新興国の優等生であるインドと南アフリカで総選挙が行われ、与党が単独過半数を割り込みました。両国は成長を加速させてきた一方で、その歪みが投票結果として露呈されたもよう。初の女性大統領が誕生したメキシコでは、改革を起動に乗せられるか注目されます。

5月29日の南ア総選挙(定数400)では、1994年から国民政党として君臨するアフリカ民族会議(ANC)が71議席減の159議席と、過去30年間で初めて過半数を下回りました。2018年に就任したラマポーザ大統領は続投するものの、電力不足や高失業率、汚職撲滅で成果を上げられず、挙国一致内閣となり政策修正を余儀なくされそうです。経済成長のペースダウンや財政再建の後退が見込まれ、格下げは必至の情勢です。

4月から始まったインド総選挙(定数543)はモディ首相が所属するインド人民党(BJP)が圧勝の予想に反し「まさか」の大惨敗。年間7-8%の高成長で世界経済をけん引する立場のモディ政権ですが、やはり他党との協力体制をより強める必要が出てきました。人口は中国を抜き世界トップとなり、国内総生産(GDP)は数年後に日本を抜き世界4位への躍進が期待されていましたが、そのシナリオを見直す可能性があります。

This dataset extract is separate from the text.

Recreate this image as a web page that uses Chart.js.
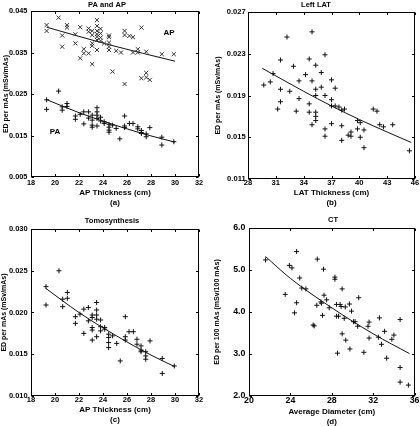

両国はBRICSの中核国。世界の分断が進むなかで南アは欧米に与しない外交方針を掲げ、インドは全方位外交で東西両陣営に食い込む強かさで経済成長につなげてきました。BRICSはブラジル、ロシア、中国を加えた5カ国で世界人口の40%、世界経済の25%超を占め、新興国の経済力拡大を主導。昨年はサウジアラビアやイラン、エジプトが加盟し、計11カ国で先進国に対抗する勢力になりました。

一方で、南アには格差の拡大を示すジニ係数が世界的に高い特徴があります。インドは貧困率が統計上、急速に低下しているとはいえ、都市部と地方では最大9倍という格差が指摘されます。両国とも汚職の蔓延で既得権益は守られ、雇用情勢は絶望的という国内事情を抱えています。今回の選挙結果は、長年の歪んだ社会制度が成長を阻害する新興国特有の脆さをさらけ出したと理解できます。

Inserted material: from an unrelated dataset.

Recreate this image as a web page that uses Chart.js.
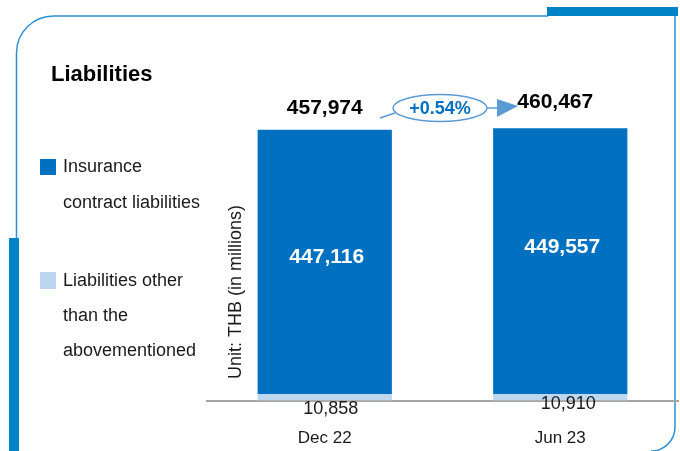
<!DOCTYPE html>
<html lang="en">
<head>
<meta charset="UTF-8">
<title>Liabilities</title>
<script src="https://cdn.jsdelivr.net/npm/chart.js"></script>
<style>
  body { margin: 0; background: #fff; }
  #chart { display: block; }
</style>
</head>
<body>
<canvas id="chart" width="680" height="451"></canvas>
<script>
// data
const periods = ['Dec 22', 'Jun 23'];
const insuranceLiab = [447116, 449557];
const otherLiab = [10858, 10910];
const totals = [457974, 460467];
const growthText = '+0.54%';
const insuranceLegend = ['Insurance', 'contract liabilities'];
const otherLegend = ['Liabilities other', 'than the', 'abovementioned'];

const DARK = '#0070c0';
const LIGHT = '#bdd7ee';
const FONT = '"Liberation Sans", Arial, sans-serif';

const fmt = v => v.toLocaleString('en-US');

// frame, title, legend and unit text
const framePlugin = {
  id: 'frame',
  beforeDraw(chart) {
    const ctx = chart.ctx;
    ctx.save();
    ctx.fillStyle = '#fff';
    ctx.fillRect(0, 0, chart.width, chart.height);

    // thin rounded outline
    ctx.strokeStyle = '#2a8fd6';
    ctx.lineWidth = 1.5;
    ctx.beginPath();
    ctx.moveTo(16.5, 451);
    ctx.lineTo(16.5, 53);
    ctx.arcTo(16.5, 16, 53, 16, 37);
    ctx.lineTo(548, 16);
    ctx.moveTo(675, 16);
    ctx.lineTo(675, 427);
    ctx.arcTo(675, 451, 651, 451, 24);
    ctx.stroke();

    // thick accents
    ctx.fillStyle = '#0083c6';
    ctx.fillRect(547, 7, 131, 9);
    ctx.fillRect(9, 238, 10, 213);

    // title
    ctx.fillStyle = '#000';
    ctx.textBaseline = 'middle';
    ctx.textAlign = 'left';
    ctx.font = 'bold 22px ' + FONT;
    ctx.fillText('Liabilities', 51, 75);

    // legend
    const ds = chart.data.datasets;
    ctx.font = '18px ' + FONT;
    ctx.fillStyle = ds[1].backgroundColor;
    ctx.fillRect(40, 159, 16, 16);
    ctx.fillStyle = ds[0].backgroundColor;
    ctx.fillRect(40, 272, 16, 17);
    ctx.fillStyle = '#1a1a1a';
    insuranceLegend.forEach((t, i) => ctx.fillText(t, 63, 167 + i * 36));
    otherLegend.forEach((t, i) => ctx.fillText(t, 63, 281 + i * 35));

    // unit label
    ctx.save();
    ctx.translate(236, 292);
    ctx.rotate(-Math.PI / 2);
    ctx.textAlign = 'center';
    ctx.fillText('Unit: THB (in millions)', 0, 0);
    ctx.restore();
    ctx.restore();
  }
};

// value labels, totals and growth callout
const labelPlugin = {
  id: 'valueLabels',
  afterDatasetsDraw(chart) {
    const ctx = chart.ctx;
    const lower = chart.getDatasetMeta(0).data;
    const upper = chart.getDatasetMeta(1).data;
    ctx.save();
    ctx.textAlign = 'center';
    ctx.textBaseline = 'middle';

    const innerDy = [-5, -14];
    const baseDx = [6, 8];
    const baseDy = [8, 3];
    const totalDx = [0, -5];
    const totalDy = [-22, -26];

    upper.forEach((bar, i) => {
      ctx.font = 'bold 21px ' + FONT;
      ctx.fillStyle = '#fff';
      ctx.fillText(fmt(insuranceLiab[i]), bar.x + 2, (bar.y + bar.base) / 2 + innerDy[i]);

      ctx.fillStyle = '#000';
      ctx.fillText(fmt(totals[i]), bar.x + totalDx[i], bar.y + totalDy[i]);

      ctx.font = '18px ' + FONT;
      ctx.fillStyle = '#1a1a1a';
      ctx.fillText(fmt(otherLiab[i]), lower[i].x + baseDx[i], lower[i].base + baseDy[i]);
    });

    // growth ellipse with arrow
    const cx = (upper[0].x + upper[1].x) / 2 - 2.5;
    const cy = 108;
    ctx.strokeStyle = '#5b9bd5';
    ctx.fillStyle = '#5b9bd5';
    ctx.lineWidth = 1.5;
    ctx.beginPath();
    ctx.moveTo(cx - 60, 118);
    ctx.lineTo(cx - 45, 113);
    ctx.stroke();
    ctx.beginPath();
    ctx.moveTo(cx + 47, cy);
    ctx.lineTo(cx + 58, cy);
    ctx.stroke();
    ctx.beginPath();
    ctx.moveTo(cx + 57, cy - 9);
    ctx.lineTo(cx + 78, cy - 2);
    ctx.lineTo(cx + 57, cy + 9);
    ctx.closePath();
    ctx.fill();
    ctx.beginPath();
    ctx.ellipse(cx, cy, 47, 13.5, 0, 0, Math.PI * 2);
    ctx.fillStyle = '#fff';
    ctx.fill();
    ctx.stroke();
    ctx.font = 'bold 18px ' + FONT;
    ctx.fillStyle = DARK;
    ctx.fillText(growthText, cx, cy + 1);
    ctx.restore();
  }
};

new Chart(document.getElementById('chart'), {
  type: 'bar',
  data: {
    labels: periods,
    datasets: [
      {
        label: 'Liabilities other than the abovementioned',
        data: otherLiab,
        backgroundColor: LIGHT
      },
      {
        label: 'Insurance contract liabilities',
        data: insuranceLiab,
        backgroundColor: DARK
      }
    ]
  },
  options: {
    responsive: false,
    devicePixelRatio: 1,
    animation: false,
    barPercentage: 0.57,
    categoryPercentage: 1,
    layout: { padding: { left: 207, right: 2, top: 105, bottom: -26 } },
    plugins: {
      legend: { display: false },
      tooltip: { enabled: false }
    },
    scales: {
      x: {
        stacked: true,
        grid: { display: false, drawTicks: false },
        border: { display: true, color: '#a6a6a6', width: 2 },
        ticks: {
          color: '#1a1a1a',
          font: { family: FONT, size: 17 },
          padding: 28
        }
      },
      y: {
        stacked: true,
        display: false,
        min: 0,
        max: 500000
      }
    }
  },
  plugins: [framePlugin, labelPlugin]
});
</script>
</body>
</html>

6月2日のメキシコ大統領選は女性候補どうしの対決として注目されました。ロペスオブラドール大統領は腐敗にまみれた既存政党を否定し、前回2018年に新党「国家再生運動」(MORENA)を旗揚げして当選。国内で放置されてきた問題に取り組むことにより高支持率に支えられてきました。後継のシェインバウム氏は改革路線をさらに深め、進化版の新興国に脱却できるかが焦点となりそうです。

(吉池 威)

※あくまでも筆者の個人的な見解であり、弊社の見解を代表するものではありません。